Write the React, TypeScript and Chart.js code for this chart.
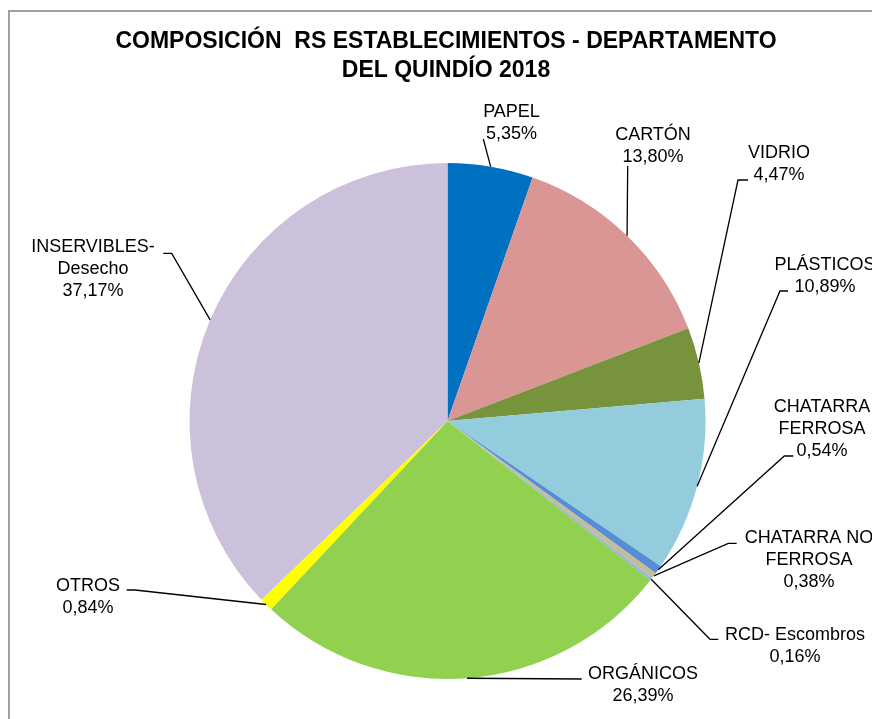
import React, { useEffect, useRef } from "react";
import { Chart, registerables } from "chart.js";

Chart.register(...registerables);

const titleLines = ["COMPOSICIÓN  RS ESTABLECIMIENTOS - DEPARTAMENTO", "DEL QUINDÍO 2018"];

const categories = [
  "PAPEL",
  "CARTÓN",
  "VIDRIO",
  "PLÁSTICOS",
  "CHATARRA FERROSA",
  "CHATARRA NO FERROSA",
  "RCD- Escombros",
  "ORGÁNICOS",
  "OTROS",
  "INSERVIBLES- Desecho",
];

const values = [5.35, 13.8, 4.47, 10.89, 0.54, 0.38, 0.16, 26.39, 0.84, 37.17];

const labelLines = [
  ["PAPEL"],
  ["CARTÓN"],
  ["VIDRIO"],
  ["PLÁSTICOS"],
  ["CHATARRA", "FERROSA"],
  ["CHATARRA NO", "FERROSA"],
  ["RCD- Escombros"],
  ["ORGÁNICOS"],
  ["OTROS"],
  ["INSERVIBLES-", "Desecho"],
];

const colors = [
  "#0070C0",
  "#D99694",
  "#77933C",
  "#93CDDD",
  "#558ED5",
  "#C4BD97",
  "#8EB4E3",
  "#92D050",
  "#FFFF00",
  "#CCC1DA",
];

// label layout: text centre x, first baseline y, elbow point, tail end x (null = none)
const labelLayout = [
  { x: 511.5, y: 117, ex: 483.3, ey: 139, tx: null },
  { x: 653, y: 140, ex: 627.7, ey: 166, tx: null },
  { x: 779, y: 158, ex: 738, ey: 180, tx: 748 },
  { x: 825, y: 270, ex: 780, ey: 291, tx: 788 },
  { x: 822, y: 411.7, ex: 784.3, ey: 456, tx: 793.3 },
  { x: 809, y: 543, ex: 728.3, ey: 543.3, tx: 736.7 },
  { x: 795, y: 640, ex: 710, ey: 639.3, tx: 718.3 },
  { x: 643, y: 679.3, ex: 581.7, ey: 679, tx: null },
  { x: 88, y: 591, ex: 135, ey: 590, tx: 126.7 },
  { x: 93, y: 252.3, ex: 171.7, ey: 253.3, tx: 163.3 },
];

const FONT = '"Liberation Sans", Arial, sans-serif';

const fmt = (v: number) => v.toFixed(2).replace(".", ",") + "%";

const decorPlugin = {
  id: "decor",
  afterDraw(chart: any) {
    const ctx = chart.ctx;
    ctx.save();
    // frame
    ctx.strokeStyle = "#A0A0A0";
    ctx.lineWidth = 2;
    ctx.beginPath();
    ctx.moveTo(9, 730);
    ctx.lineTo(9, 11);
    ctx.lineTo(880, 11);
    ctx.stroke();

    // title
    ctx.fillStyle = "#000";
    ctx.textAlign = "center";
    ctx.textBaseline = "alphabetic";
    ctx.font = `bold 23px ${FONT}`;
    ctx.fillText(titleLines[0], 446, 48);
    ctx.fillText(titleLines[1], 446, 77);

    // labels + leaders
    const meta = chart.getDatasetMeta(0);
    ctx.font = `18px ${FONT}`;
    ctx.strokeStyle = "#000";
    ctx.lineWidth = 1.3;
    meta.data.forEach((arc: any, i: number) => {
      const p = arc.getProps(["x", "y", "startAngle", "endAngle", "outerRadius"], true);
      const mid = (p.startAngle + p.endAngle) / 2;
      const ax = p.x + Math.cos(mid) * p.outerRadius;
      const ay = p.y + Math.sin(mid) * p.outerRadius;
      const L = labelLayout[i];
      ctx.beginPath();
      ctx.moveTo(ax, ay);
      ctx.lineTo(L.ex, L.ey);
      if (L.tx !== null) ctx.lineTo(L.tx, L.ey);
      ctx.stroke();
      const lines = [...labelLines[i], fmt(values[i])];
      lines.forEach((t, k) => ctx.fillText(t, L.x, L.y + k * 22));
    });
    ctx.restore();
  },
};

export default function App() {
  const ref = useRef<HTMLCanvasElement>(null);
  useEffect(() => {
    if (!ref.current) return;
    const chart = new Chart(ref.current, {
      type: "pie",
      data: {
        labels: categories,
        datasets: [
          {
            data: values,
            backgroundColor: colors,
            borderWidth: 0,
          },
        ],
      },
      options: {
        animation: false,
        responsive: false,
        maintainAspectRatio: false,
        devicePixelRatio: 1,
        layout: { padding: { left: 189.5, right: 166.5, top: 163, bottom: 40 } },
        plugins: {
          legend: { display: false },
          tooltip: { enabled: false },
          title: { display: false },
        },
      },
      plugins: [decorPlugin],
    });
    return () => chart.destroy();
  }, []);
  return (
    <div style={{ position: "fixed", left: 0, top: 0, width: 872, height: 719, background: "#fff" }}>
      <canvas ref={ref} width={872} height={719} style={{ display: "block", width: 872, height: 719 }} />
    </div>
  );
}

================================

Quote the data above in full and without alteration; skip the pictures.

Write the React, TypeScript and Chart.js code for this chart.
import React, { useEffect, useRef } from "react";
import { Chart, registerables } from "chart.js";

Chart.register(...registerables);

const titleLines = ["COMPOSICIÓN  RS ESTABLECIMIENTOS - DEPARTAMENTO", "DEL QUINDÍO 2018"];

const categories = [
  "PAPEL",
  "CARTÓN",
  "VIDRIO",
  "PLÁSTICOS",
  "CHATARRA FERROSA",
  "CHATARRA NO FERROSA",
  "RCD- Escombros",
  "ORGÁNICOS",
  "OTROS",
  "INSERVIBLES- Desecho",
];

const values = [5.35, 13.8, 4.47, 10.89, 0.54, 0.38, 0.16, 26.39, 0.84, 37.17];

const labelLines = [
  ["PAPEL"],
  ["CARTÓN"],
  ["VIDRIO"],
  ["PLÁSTICOS"],
  ["CHATARRA", "FERROSA"],
  ["CHATARRA NO", "FERROSA"],
  ["RCD- Escombros"],
  ["ORGÁNICOS"],
  ["OTROS"],
  ["INSERVIBLES-", "Desecho"],
];

const colors = [
  "#0070C0",
  "#D99694",
  "#77933C",
  "#93CDDD",
  "#558ED5",
  "#C4BD97",
  "#8EB4E3",
  "#92D050",
  "#FFFF00",
  "#CCC1DA",
];

// label layout: text centre x, first baseline y, elbow point, tail end x (null = none)
const labelLayout = [
  { x: 511.5, y: 117, ex: 483.3, ey: 139, tx: null },
  { x: 653, y: 140, ex: 627.7, ey: 166, tx: null },
  { x: 779, y: 158, ex: 738, ey: 180, tx: 748 },
  { x: 825, y: 270, ex: 780, ey: 291, tx: 788 },
  { x: 822, y: 411.7, ex: 784.3, ey: 456, tx: 793.3 },
  { x: 809, y: 543, ex: 728.3, ey: 543.3, tx: 736.7 },
  { x: 795, y: 640, ex: 710, ey: 639.3, tx: 718.3 },
  { x: 643, y: 679.3, ex: 581.7, ey: 679, tx: null },
  { x: 88, y: 591, ex: 135, ey: 590, tx: 126.7 },
  { x: 93, y: 252.3, ex: 171.7, ey: 253.3, tx: 163.3 },
];

const FONT = '"Liberation Sans", Arial, sans-serif';

const fmt = (v: number) => v.toFixed(2).replace(".", ",") + "%";

const decorPlugin = {
  id: "decor",
  afterDraw(chart: any) {
    const ctx = chart.ctx;
    ctx.save();
    // frame
    ctx.strokeStyle = "#A0A0A0";
    ctx.lineWidth = 2;
    ctx.beginPath();
    ctx.moveTo(9, 730);
    ctx.lineTo(9, 11);
    ctx.lineTo(880, 11);
    ctx.stroke();

    // title
    ctx.fillStyle = "#000";
    ctx.textAlign = "center";
    ctx.textBaseline = "alphabetic";
    ctx.font = `bold 23px ${FONT}`;
    ctx.fillText(titleLines[0], 446, 48);
    ctx.fillText(titleLines[1], 446, 77);

    // labels + leaders
    const meta = chart.getDatasetMeta(0);
    ctx.font = `18px ${FONT}`;
    ctx.strokeStyle = "#000";
    ctx.lineWidth = 1.3;
    meta.data.forEach((arc: any, i: number) => {
      const p = arc.getProps(["x", "y", "startAngle", "endAngle", "outerRadius"], true);
      const mid = (p.startAngle + p.endAngle) / 2;
      const ax = p.x + Math.cos(mid) * p.outerRadius;
      const ay = p.y + Math.sin(mid) * p.outerRadius;
      const L = labelLayout[i];
      ctx.beginPath();
      ctx.moveTo(ax, ay);
      ctx.lineTo(L.ex, L.ey);
      if (L.tx !== null) ctx.lineTo(L.tx, L.ey);
      ctx.stroke();
      const lines = [...labelLines[i], fmt(values[i])];
      lines.forEach((t, k) => ctx.fillText(t, L.x, L.y + k * 22));
    });
    ctx.restore();
  },
};

export default function App() {
  const ref = useRef<HTMLCanvasElement>(null);
  useEffect(() => {
    if (!ref.current) return;
    const chart = new Chart(ref.current, {
      type: "pie",
      data: {
        labels: categories,
        datasets: [
          {
            data: values,
            backgroundColor: colors,
            borderWidth: 0,
          },
        ],
      },
      options: {
        animation: false,
        responsive: false,
        maintainAspectRatio: false,
        devicePixelRatio: 1,
        layout: { padding: { left: 189.5, right: 166.5, top: 163, bottom: 40 } },
        plugins: {
          legend: { display: false },
          tooltip: { enabled: false },
          title: { display: false },
        },
      },
      plugins: [decorPlugin],
    });
    return () => chart.destroy();
  }, []);
  return (
    <div style={{ position: "fixed", left: 0, top: 0, width: 872, height: 719, background: "#fff" }}>
      <canvas ref={ref} width={872} height={719} style={{ display: "block", width: 872, height: 719 }} />
    </div>
  );
}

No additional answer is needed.